The U.S. Export-Import Bank and U.S. International Development Finance Corporation on Monday, April 17th, during a ceremony at the U.S. ambassador’s residence in Warsaw, signed an agreement letter stating their intention to lend up to $3 billion and up to $1 billion, respectively, to PKN Orlen so it can develop around 20 small BWRX-300 modular reactors designed by GE Hitachi Nuclear Energy, AP reports.
Following the signing of the agreement, Prime Minister Mateusz Morawiecki spoke at a press conference, telling reporters that Poland needs a “cheap, clean, and reliable source of energy,” like the emission-free energy that these small nuclear reactors produce.
In comments given to the press, U.S. ambassador to Warsaw Mark Brzezinski emphasized that the Russo-Ukrainian war, now in its fourteenth month, has intensified the need for Poland to make the transition from fossil fuels to safe, clean, and reliable energy sources.
Presently, the coal industry in Poland provides around 80,000 jobs and supplies some 70% of the country’s energy.

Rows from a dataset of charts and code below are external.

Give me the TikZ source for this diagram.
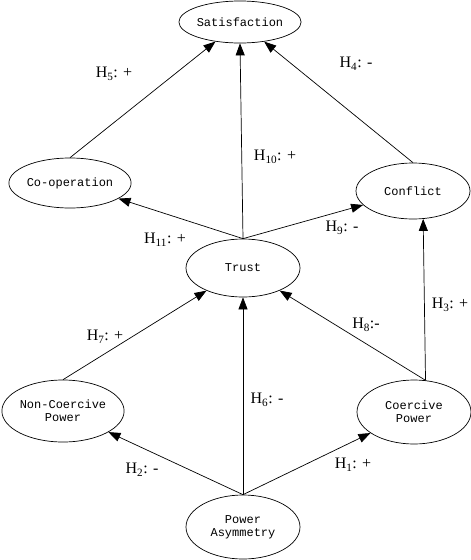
\documentclass[tikz,border=0pt]{standalone}
\usepackage{fontspec}
\setmainfont{Liberation Serif}
\newfontfamily\boxfont{Liberation Mono}
\usetikzlibrary{shapes.geometric,arrows.meta}

\begin{document}
\begin{tikzpicture}[x=1pt, y=-1pt,
    construct/.style={ellipse, draw, line width=0.7pt, inner sep=0pt, align=center,
        font=\boxfont\fontsize{12}{13}\selectfont, minimum width=114pt},
    hyp/.style={font=\fontsize{16}{17}\selectfont, inner sep=1pt},
    link/.style={line width=0.7pt, -{Triangle[length=12pt, width=9pt]}}]

        \useasboundingbox (0, 0) rectangle (471, 560);

        % constructs
        \node[construct, minimum height=42pt] (sat) at (240, 22) {Satisfaction};
        \node[construct, minimum width=112pt, minimum height=50pt] (coop) at (70, 183) {Co-operation};
        \node[construct, minimum height=56pt] (conf) at (413, 191) {Conflict};
        \node[construct, minimum height=58pt] (trust) at (243, 268) {Trust};
        \node[construct, minimum height=62pt] (ncp) at (63, 411) {Non-Coercive\\Power};
        \node[construct, minimum height=64pt] (cp) at (414, 412) {Coercive\\Power};
        \node[construct, minimum height=64pt] (pa) at (243, 527) {Power\\Asymmetry};

        % paths
        \draw[link] (coop.north) -- (sat);
        \draw[link] (trust.north) -- (sat.south);
        \draw[link] (conf.north) -- (sat);
        \draw[link] (trust.north) -- (coop);
        \draw[link] (trust.north) -- (conf);
        \draw[link] (ncp.north) -- (trust);
        \draw[link] (cp.70) -- (trust);
        \draw[link] (cp.70) -- (conf.290);
        \draw[link] (pa.north) -- (trust.south);
        \draw[link] (pa.north) -- (ncp);
        \draw[link] (pa.north) -- (cp);

        % hypotheses
        \node[hyp] (h5) at (114, 74) {H\textsubscript{5}: +};
        \node[hyp] (h10) at (275, 157) {H\textsubscript{10}: +};
        \node[hyp] (h4) at (356, 64) {H\textsubscript{4}: -};
        \node[hyp] (h11) at (165, 240) {H\textsubscript{11}: +};
        \node[hyp] (h9) at (342, 228) {H\textsubscript{9}: -};
        \node[hyp] (h7) at (105, 337) {H\textsubscript{7}: +};
        \node[hyp] (h6) at (267, 400) {H\textsubscript{6}: -};
        \node[hyp] (h8) at (366, 325) {H\textsubscript{8}:-};
        \node[hyp] (h3) at (450, 305) {H\textsubscript{3}: +};
        \node[hyp] (h2) at (142, 470) {H\textsubscript{2}: -};
        \node[hyp] (h1) at (353, 465) {H\textsubscript{1}: +};

\end{tikzpicture}
\end{document}
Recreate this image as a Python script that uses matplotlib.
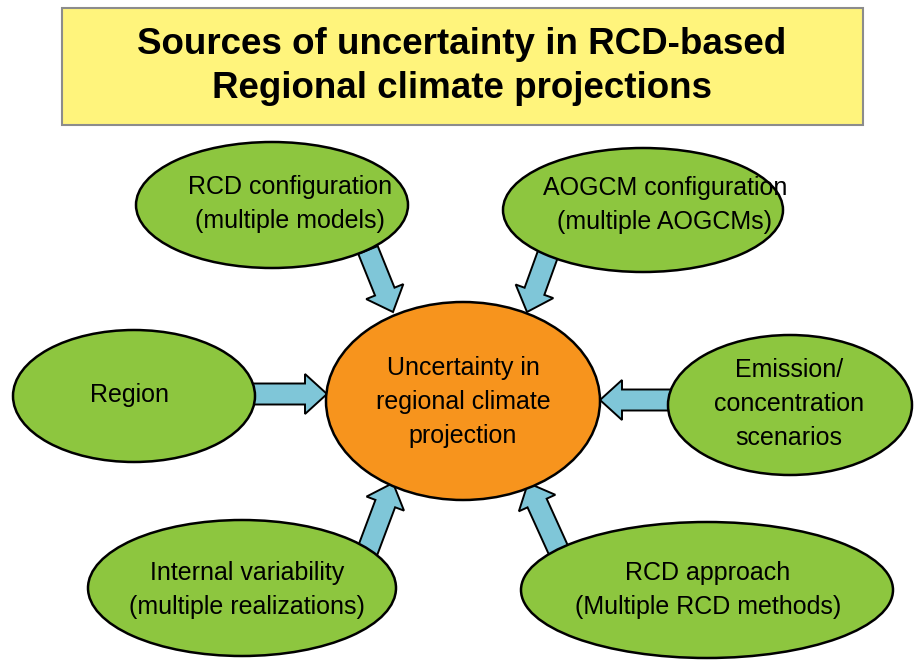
import matplotlib
matplotlib.use("Agg")
import matplotlib.pyplot as plt
from matplotlib.patches import Ellipse, FancyArrow, Rectangle
from matplotlib import font_manager

names = {f.name for f in font_manager.fontManager.ttflist}
FAM = ['Liberation Sans Narrow', 'DejaVu Sans'] if 'Liberation Sans Narrow' in names else ['Liberation Sans', 'DejaVu Sans']

title_lines = ["Sources of uncertainty in RCD-based", "Regional climate projections"]

node_labels = [
    "RCD configuration\n(multiple models)",
    "AOGCM configuration\n(multiple AOGCMs)",
    "Region",
    "Uncertainty in\nregional climate\nprojection",
    "Emission/\nconcentration\nscenarios",
    "Internal variability\n(multiple realizations)",
    "RCD approach\n(Multiple RCD methods)",
]
node_centers = [(272, 205), (643, 210), (134, 396), (463, 401), (790, 405), (242, 588), (707, 590)]
node_sizes = [(272, 126), (280, 124), (242, 132), (274, 198), (244, 140), (308, 136), (372, 136)]
text_centers = [(290, 204), (665, 205), (130, 395), (463, 402), (789, 404), (247, 590), (708, 590)]
node_colors = ["#8DC63F", "#8DC63F", "#8DC63F", "#F7941D", "#8DC63F", "#8DC63F", "#8DC63F"]

arrow_starts = [(368, 250), (553, 240), (245, 394), (680, 400), (366, 555), (562, 558)]
arrow_ends = [(393, 312), (527, 312), (327, 394), (600, 400), (393, 483), (528, 483)]

fig = plt.figure(figsize=(9.2, 6.61), dpi=100)
ax = fig.add_axes([0, 0, 1, 1])
ax.set_xlim(0, 920)
ax.set_ylim(661, 0)
ax.axis('off')

ax.add_patch(Rectangle((62, 8), 801, 117, facecolor="#FFF47C", edgecolor="#8C8C8C", lw=1.5, zorder=1))
ax.text(462, 45, title_lines[0], ha='center', va='center', fontsize=26.5, fontweight='bold', family=FAM, zorder=2)
ax.text(462, 89, title_lines[1], ha='center', va='center', fontsize=26.5, fontweight='bold', family=FAM, zorder=2)

for (x0, y0), (x1, y1) in zip(arrow_starts, arrow_ends):
    ax.add_patch(FancyArrow(x0, y0, x1 - x0, y1 - y0, width=21, head_width=40, head_length=22,
                            length_includes_head=True, facecolor="#7FC6D8", edgecolor="black",
                            lw=1.4, zorder=3))

for lab, c, s, tc, col in zip(node_labels, node_centers, node_sizes, text_centers, node_colors):
    ax.add_patch(Ellipse(c, s[0], s[1], facecolor=col, edgecolor="black", lw=1.8, zorder=4))
    ax.text(tc[0], tc[1], lab, ha='center', va='center', fontsize=18, family=FAM,
            linespacing=1.55, zorder=5)

fig.savefig("out.png", dpi=100)
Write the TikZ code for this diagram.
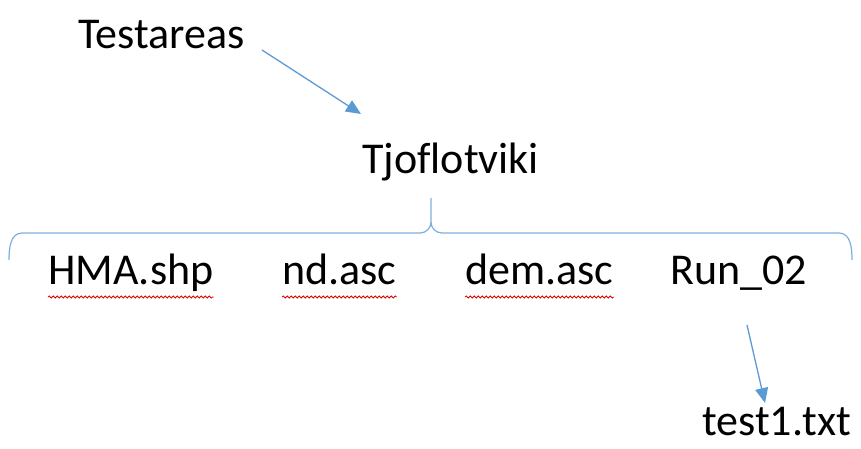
\documentclass[tikz,border=0pt]{standalone}
\usepackage{fontspec}
\setmainfont{Carlito}[Ligatures=NoCommon]
\usetikzlibrary{arrows.meta,decorations.pathmorphing}
\definecolor{officeblue}{RGB}{91,155,213}
\tikzset{
  label/.style={inner sep=0pt, font=\fontsize{44}{52}\selectfont},
  link/.style={officeblue, line width=1.3pt, -{Triangle[length=15pt,width=13pt]}},
  spell/.style={red!85!black, line width=0.8pt, decorate,
    decoration={snake, segment length=4pt, amplitude=1pt}}
}
\begin{document}
\begin{tikzpicture}[x=1pt,y=-1pt]
        \useasboundingbox (0,0) rectangle (861,448);
        % top of the tree
        \node[label, anchor=base west] (testareas) at (78,48) {Testareas};
        \node[label, anchor=base west] (tjo) at (362,173) {Tjoflotviki};
        \coordinate (a1start) at (262,50);
        \coordinate (a1end) at (361,114);
        \draw[link] (a1start) -- (a1end);
        % brace
        \draw[officeblue!80, line width=1.2pt]
            (9,260) to[out=90,in=180] (22,233) -- (420,233)
            to[out=0,in=270] (431,222) -- (431,198)
            (431,222) to[out=270,in=180] (442,233) -- (839,233)
            to[out=0,in=90] (852,260);
        % files
        \node[label, anchor=base west] (hma) at (48,284) {HMA.shp};
        \node[label, anchor=base west] (nd) at (282,284) {nd.asc};
        \node[label, anchor=base west] (dem) at (465,284) {dem.asc};
        \node[label, anchor=base west] (run) at (670,284) {Run\_02};
        \draw[spell] ([yshift=-13pt]hma.base west) -- ([yshift=-13pt]hma.base east);
        \draw[spell] ([yshift=-13pt]nd.base west) -- ([yshift=-13pt]nd.base east);
        \draw[spell] ([yshift=-13pt]dem.base west) -- ([yshift=-13pt]dem.base east);
        % run folder
        \node[label, anchor=base west] (test) at (702,435) {test1.txt};
        \coordinate (a2start) at (747,325);
        \coordinate (a2end) at (765,403);
        \draw[link] (a2start) -- (a2end);
    \end{tikzpicture}
\end{document}
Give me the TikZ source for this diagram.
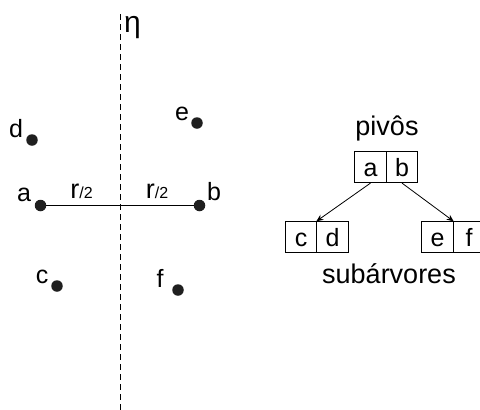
\documentclass[tikz,border=0pt]{standalone}
\usepackage{fontspec}
\setmainfont{Liberation Sans}
\usetikzlibrary{arrows.meta}
\begin{document}
\begin{tikzpicture}[x=1pt,y=-1pt,
  pt/.style={circle,fill=black!88,inner sep=0pt,minimum size=11.5pt},
  lbl/.style={anchor=base,inner sep=0pt,font=\fontsize{25}{25}\selectfont},
  big/.style={anchor=base,inner sep=0pt,font=\fontsize{27}{27}\selectfont},
  cell/.style={draw,line width=0.8pt,minimum width=31.5pt,minimum height=31pt,inner sep=0pt,
    text height=19pt,text depth=0pt,font=\fontsize{25}{25}\selectfont},
  link/.style={line width=0.8pt,-{Stealth[length=7pt,width=6pt]}}]
\useasboundingbox (0,0) rectangle (480,410);

% bisector of the pivots
\coordinate (top) at (120,14);
\coordinate (bot) at (120,410);
\draw[line width=0.8pt,dash pattern=on 6pt off 4pt] (top) -- (bot);
\node[anchor=base west,inner sep=0pt,font=\fontsize{30}{30}\selectfont] (eta) at (124,32) {η};

% points
\node[pt] (a) at (40.5,205.5) {};
\node[pt] (b) at (199.5,205.5) {};
\node[pt] (d) at (32,140) {};
\node[pt] (e) at (197,123) {};
\node[pt] (c) at (57,286) {};
\node[pt] (f) at (178,290) {};

\draw[line width=0.8pt] (a) -- (b);

\node[lbl] (la) at (24,201) {a};
\node[lbl] (lb) at (214,200) {b};
\node[lbl] (ld) at (16,137) {d};
\node[lbl] (le) at (182,120) {e};
\node[lbl] (lc) at (42,283) {c};
\node[lbl] (lf) at (160,287) {f};

\node[big] (r1) at (81.5,198.5) {r{\fontsize{16}{16}\selectfont/2}};
\node[big] (r2) at (157,198.5) {r{\fontsize{16}{16}\selectfont/2}};

% pivot node and subtrees
\node[cell] (pa) at (370.5,167.2) {a};
\node[cell] (pb) at (402,167.2) {b};
\node[cell] (sc) at (301,237.2) {c};
\node[cell] (sd) at (332.5,237.2) {d};
\node[cell] (se) at (437.5,237.2) {e};
\node[cell] (sf) at (469,237.2) {f};

\node[big] (piv) at (387,135) {pivôs};
\node[big] (sub) at (389,283) {subárvores};

\draw[link] (pa.south) -- (sd.north west);
\draw[link] (pb.south) -- (se.north east);
\end{tikzpicture}
\end{document}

Poland’s move toward nuclear energy comes as Germany announced last week that its last three remaining nuclear power plants would be shut down on April 15th, ending a decade-long, politically-motivated shutdown of the country’s nuclear energy industry. As of late 2021, nuclear power plants provided 13.3% of Germany’s energy needs.
In the wake of Germany’s announcement, Fatih Birol, the director of the International Energy Agency (IEA), leveled stern criticism against the move, calling the decision to shut down the remaining nuclear reactors “a strategic mistake,” as The European Conservative previously reported.